Starting with the first line of the data that follows, transcribe every line verbatim until the line containing "return project(np.sin(theta), np.cos(theta), z)" has been transcribed.

Code that draws figures:
━━━━━━
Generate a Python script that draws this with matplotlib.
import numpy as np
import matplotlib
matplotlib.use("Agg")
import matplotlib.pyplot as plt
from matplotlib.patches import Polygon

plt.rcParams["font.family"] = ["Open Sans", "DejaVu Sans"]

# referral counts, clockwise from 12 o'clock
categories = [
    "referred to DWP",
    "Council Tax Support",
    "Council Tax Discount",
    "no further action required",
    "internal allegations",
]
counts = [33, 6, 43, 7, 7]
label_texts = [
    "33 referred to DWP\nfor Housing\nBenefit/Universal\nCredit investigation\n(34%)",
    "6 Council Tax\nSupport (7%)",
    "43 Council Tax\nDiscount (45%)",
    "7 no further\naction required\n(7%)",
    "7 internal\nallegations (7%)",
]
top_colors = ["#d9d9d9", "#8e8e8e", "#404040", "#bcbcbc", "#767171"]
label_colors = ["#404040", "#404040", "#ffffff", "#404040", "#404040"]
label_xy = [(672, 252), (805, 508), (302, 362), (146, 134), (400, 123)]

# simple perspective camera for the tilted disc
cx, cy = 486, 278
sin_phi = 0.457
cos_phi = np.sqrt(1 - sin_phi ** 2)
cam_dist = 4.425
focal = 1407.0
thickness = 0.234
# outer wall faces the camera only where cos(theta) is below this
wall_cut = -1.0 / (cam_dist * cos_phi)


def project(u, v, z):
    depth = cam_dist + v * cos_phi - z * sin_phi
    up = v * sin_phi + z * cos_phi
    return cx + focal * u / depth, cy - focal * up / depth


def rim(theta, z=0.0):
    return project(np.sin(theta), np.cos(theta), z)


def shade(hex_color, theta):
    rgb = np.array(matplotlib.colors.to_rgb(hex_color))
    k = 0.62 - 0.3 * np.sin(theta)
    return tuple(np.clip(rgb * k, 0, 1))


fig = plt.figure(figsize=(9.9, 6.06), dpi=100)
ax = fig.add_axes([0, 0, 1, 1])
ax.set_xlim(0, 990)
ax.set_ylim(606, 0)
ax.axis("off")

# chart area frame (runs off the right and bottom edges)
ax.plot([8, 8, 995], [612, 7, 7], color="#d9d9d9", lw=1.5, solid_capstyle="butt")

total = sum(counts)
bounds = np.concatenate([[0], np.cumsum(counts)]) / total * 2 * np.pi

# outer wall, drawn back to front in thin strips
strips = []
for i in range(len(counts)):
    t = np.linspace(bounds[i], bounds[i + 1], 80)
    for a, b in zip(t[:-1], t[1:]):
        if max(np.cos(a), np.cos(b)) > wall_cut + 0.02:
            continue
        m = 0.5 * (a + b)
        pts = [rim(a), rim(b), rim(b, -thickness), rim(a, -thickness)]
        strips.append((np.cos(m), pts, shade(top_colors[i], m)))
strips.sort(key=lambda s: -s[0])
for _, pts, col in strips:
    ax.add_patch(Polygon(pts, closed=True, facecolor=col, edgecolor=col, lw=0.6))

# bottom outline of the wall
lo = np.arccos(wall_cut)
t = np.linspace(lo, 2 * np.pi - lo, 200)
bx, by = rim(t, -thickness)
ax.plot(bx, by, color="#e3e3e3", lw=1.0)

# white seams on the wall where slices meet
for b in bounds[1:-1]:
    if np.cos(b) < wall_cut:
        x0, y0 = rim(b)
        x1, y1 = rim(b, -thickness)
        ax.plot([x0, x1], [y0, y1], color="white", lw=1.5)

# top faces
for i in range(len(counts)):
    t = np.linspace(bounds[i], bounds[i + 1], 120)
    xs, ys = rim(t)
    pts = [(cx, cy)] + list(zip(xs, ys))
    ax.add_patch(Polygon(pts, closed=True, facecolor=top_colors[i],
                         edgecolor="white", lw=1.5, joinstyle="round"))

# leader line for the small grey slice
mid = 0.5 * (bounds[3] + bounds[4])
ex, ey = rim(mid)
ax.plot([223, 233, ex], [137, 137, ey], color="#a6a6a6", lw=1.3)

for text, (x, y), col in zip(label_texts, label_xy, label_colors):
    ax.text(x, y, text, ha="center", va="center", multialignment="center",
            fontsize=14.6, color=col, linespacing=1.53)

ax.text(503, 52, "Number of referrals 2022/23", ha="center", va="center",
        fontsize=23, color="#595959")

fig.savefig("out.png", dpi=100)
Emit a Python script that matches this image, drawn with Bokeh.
━━━━━━
■ Answer to this problem
Generate a Python script that draws this with matplotlib.
import numpy as np
import matplotlib
matplotlib.use("Agg")
import matplotlib.pyplot as plt
from matplotlib.patches import Polygon

plt.rcParams["font.family"] = ["Open Sans", "DejaVu Sans"]

# referral counts, clockwise from 12 o'clock
categories = [
    "referred to DWP",
    "Council Tax Support",
    "Council Tax Discount",
    "no further action required",
    "internal allegations",
]
counts = [33, 6, 43, 7, 7]
label_texts = [
    "33 referred to DWP\nfor Housing\nBenefit/Universal\nCredit investigation\n(34%)",
    "6 Council Tax\nSupport (7%)",
    "43 Council Tax\nDiscount (45%)",
    "7 no further\naction required\n(7%)",
    "7 internal\nallegations (7%)",
]
top_colors = ["#d9d9d9", "#8e8e8e", "#404040", "#bcbcbc", "#767171"]
label_colors = ["#404040", "#404040", "#ffffff", "#404040", "#404040"]
label_xy = [(672, 252), (805, 508), (302, 362), (146, 134), (400, 123)]

# simple perspective camera for the tilted disc
cx, cy = 486, 278
sin_phi = 0.457
cos_phi = np.sqrt(1 - sin_phi ** 2)
cam_dist = 4.425
focal = 1407.0
thickness = 0.234
# outer wall faces the camera only where cos(theta) is below this
wall_cut = -1.0 / (cam_dist * cos_phi)


def project(u, v, z):
    depth = cam_dist + v * cos_phi - z * sin_phi
    up = v * sin_phi + z * cos_phi
    return cx + focal * u / depth, cy - focal * up / depth


def rim(theta, z=0.0):
    return project(np.sin(theta), np.cos(theta), z)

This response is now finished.